PROVIDED MATERIAL:
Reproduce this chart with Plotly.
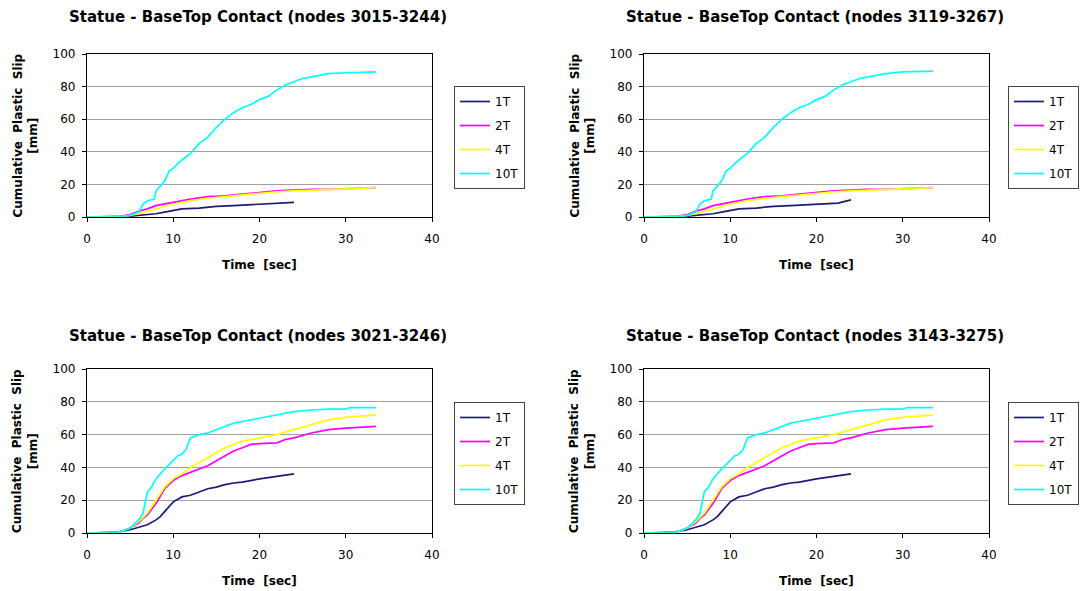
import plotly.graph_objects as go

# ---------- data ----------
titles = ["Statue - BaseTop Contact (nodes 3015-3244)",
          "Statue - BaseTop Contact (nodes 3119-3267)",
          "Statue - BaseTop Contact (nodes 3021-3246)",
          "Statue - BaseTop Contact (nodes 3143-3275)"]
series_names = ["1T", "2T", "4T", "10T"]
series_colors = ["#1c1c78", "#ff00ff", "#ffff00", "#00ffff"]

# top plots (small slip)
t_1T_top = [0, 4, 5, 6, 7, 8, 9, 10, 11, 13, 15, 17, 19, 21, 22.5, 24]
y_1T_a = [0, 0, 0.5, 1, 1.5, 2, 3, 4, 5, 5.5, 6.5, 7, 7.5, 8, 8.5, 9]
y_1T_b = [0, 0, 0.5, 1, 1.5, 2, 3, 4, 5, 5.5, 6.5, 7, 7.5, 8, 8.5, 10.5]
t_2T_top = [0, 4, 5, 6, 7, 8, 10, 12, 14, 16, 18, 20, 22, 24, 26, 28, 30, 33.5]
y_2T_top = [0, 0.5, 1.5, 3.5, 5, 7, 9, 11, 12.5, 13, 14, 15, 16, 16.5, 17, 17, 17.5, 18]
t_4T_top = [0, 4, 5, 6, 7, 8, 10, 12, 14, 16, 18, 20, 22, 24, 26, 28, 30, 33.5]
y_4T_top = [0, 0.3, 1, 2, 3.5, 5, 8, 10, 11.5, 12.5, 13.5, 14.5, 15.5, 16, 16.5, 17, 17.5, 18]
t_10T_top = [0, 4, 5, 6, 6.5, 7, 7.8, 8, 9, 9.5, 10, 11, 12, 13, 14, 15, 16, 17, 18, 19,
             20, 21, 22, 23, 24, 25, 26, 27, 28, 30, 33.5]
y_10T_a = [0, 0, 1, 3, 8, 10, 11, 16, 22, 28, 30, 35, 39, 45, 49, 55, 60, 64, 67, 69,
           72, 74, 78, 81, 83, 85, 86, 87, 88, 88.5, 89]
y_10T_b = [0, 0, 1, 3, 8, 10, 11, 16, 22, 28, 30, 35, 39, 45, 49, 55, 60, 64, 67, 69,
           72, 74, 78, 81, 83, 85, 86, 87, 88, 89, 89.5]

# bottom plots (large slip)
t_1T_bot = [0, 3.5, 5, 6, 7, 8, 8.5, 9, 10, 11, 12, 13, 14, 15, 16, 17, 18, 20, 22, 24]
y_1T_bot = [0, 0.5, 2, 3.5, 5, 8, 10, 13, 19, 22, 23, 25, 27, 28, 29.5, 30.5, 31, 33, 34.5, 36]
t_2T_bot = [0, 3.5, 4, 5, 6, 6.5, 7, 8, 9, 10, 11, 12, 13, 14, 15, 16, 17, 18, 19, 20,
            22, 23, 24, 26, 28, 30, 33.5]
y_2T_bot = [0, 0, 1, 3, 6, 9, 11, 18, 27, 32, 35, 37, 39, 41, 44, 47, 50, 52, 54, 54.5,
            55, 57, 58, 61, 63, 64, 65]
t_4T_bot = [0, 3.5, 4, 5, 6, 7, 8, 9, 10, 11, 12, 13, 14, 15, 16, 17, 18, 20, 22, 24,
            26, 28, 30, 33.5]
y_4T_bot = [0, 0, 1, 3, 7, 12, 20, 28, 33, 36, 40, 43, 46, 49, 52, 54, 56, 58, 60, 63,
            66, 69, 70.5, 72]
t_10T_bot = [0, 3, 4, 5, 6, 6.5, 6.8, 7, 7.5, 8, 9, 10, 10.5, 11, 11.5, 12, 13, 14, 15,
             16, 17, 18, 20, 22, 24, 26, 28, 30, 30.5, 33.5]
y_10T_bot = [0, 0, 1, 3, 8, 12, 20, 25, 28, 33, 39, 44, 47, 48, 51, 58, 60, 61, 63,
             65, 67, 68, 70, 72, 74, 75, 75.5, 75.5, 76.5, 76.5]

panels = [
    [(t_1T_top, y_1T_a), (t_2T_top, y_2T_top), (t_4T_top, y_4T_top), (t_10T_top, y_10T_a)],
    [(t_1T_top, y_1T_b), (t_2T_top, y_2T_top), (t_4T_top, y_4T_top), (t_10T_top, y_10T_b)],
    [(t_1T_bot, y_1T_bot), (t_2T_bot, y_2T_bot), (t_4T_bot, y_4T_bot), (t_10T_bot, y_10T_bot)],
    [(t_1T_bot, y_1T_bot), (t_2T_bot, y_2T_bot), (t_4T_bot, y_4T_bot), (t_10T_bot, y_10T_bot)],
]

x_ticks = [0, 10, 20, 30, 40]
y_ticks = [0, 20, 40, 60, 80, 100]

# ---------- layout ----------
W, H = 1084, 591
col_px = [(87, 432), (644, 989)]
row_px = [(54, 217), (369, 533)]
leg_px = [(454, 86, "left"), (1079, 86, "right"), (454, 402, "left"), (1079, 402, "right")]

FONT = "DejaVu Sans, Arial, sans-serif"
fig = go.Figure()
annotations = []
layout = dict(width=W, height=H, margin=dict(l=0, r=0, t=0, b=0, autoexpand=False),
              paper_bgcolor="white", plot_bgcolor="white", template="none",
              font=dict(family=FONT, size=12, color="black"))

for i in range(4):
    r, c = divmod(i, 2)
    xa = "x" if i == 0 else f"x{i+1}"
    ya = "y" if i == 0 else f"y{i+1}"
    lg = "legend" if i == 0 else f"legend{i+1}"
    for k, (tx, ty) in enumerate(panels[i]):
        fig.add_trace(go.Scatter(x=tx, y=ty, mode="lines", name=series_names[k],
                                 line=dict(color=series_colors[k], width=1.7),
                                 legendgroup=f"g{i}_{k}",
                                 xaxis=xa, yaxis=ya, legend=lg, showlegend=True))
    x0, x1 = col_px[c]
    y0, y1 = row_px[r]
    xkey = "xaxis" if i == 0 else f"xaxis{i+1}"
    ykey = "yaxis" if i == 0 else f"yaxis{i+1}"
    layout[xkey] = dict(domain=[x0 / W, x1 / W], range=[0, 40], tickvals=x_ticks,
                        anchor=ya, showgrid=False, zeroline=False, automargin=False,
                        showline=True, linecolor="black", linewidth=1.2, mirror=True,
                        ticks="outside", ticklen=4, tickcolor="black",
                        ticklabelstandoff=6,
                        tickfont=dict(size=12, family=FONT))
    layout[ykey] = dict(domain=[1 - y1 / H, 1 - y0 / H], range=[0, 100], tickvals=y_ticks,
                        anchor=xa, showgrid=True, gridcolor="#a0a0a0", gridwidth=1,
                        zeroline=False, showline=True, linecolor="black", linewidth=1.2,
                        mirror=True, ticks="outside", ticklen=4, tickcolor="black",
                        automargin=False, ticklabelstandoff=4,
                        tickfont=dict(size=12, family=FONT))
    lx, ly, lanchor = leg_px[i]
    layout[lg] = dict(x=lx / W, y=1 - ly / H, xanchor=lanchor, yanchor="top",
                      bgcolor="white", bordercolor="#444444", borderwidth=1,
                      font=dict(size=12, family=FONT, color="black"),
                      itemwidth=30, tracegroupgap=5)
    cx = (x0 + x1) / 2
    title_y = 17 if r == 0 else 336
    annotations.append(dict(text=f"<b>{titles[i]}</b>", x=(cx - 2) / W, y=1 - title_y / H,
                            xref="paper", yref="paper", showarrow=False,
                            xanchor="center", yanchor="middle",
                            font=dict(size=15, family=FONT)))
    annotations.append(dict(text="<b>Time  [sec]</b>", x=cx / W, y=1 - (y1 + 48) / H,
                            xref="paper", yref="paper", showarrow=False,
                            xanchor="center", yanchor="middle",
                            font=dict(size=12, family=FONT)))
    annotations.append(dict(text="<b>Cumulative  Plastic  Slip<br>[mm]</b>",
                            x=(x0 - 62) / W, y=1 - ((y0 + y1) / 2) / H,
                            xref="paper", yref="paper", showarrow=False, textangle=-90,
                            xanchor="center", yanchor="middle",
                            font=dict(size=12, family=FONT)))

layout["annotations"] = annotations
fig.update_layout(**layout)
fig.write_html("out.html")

YOUR TASK:
Leave out the pictures and repeat the lines from the start of the material through the line with "import plotly.graph_objects as go", inclusive.

OUTPUT OF THE EXERCISE:
Reproduce this chart with Plotly.
import plotly.graph_objects as go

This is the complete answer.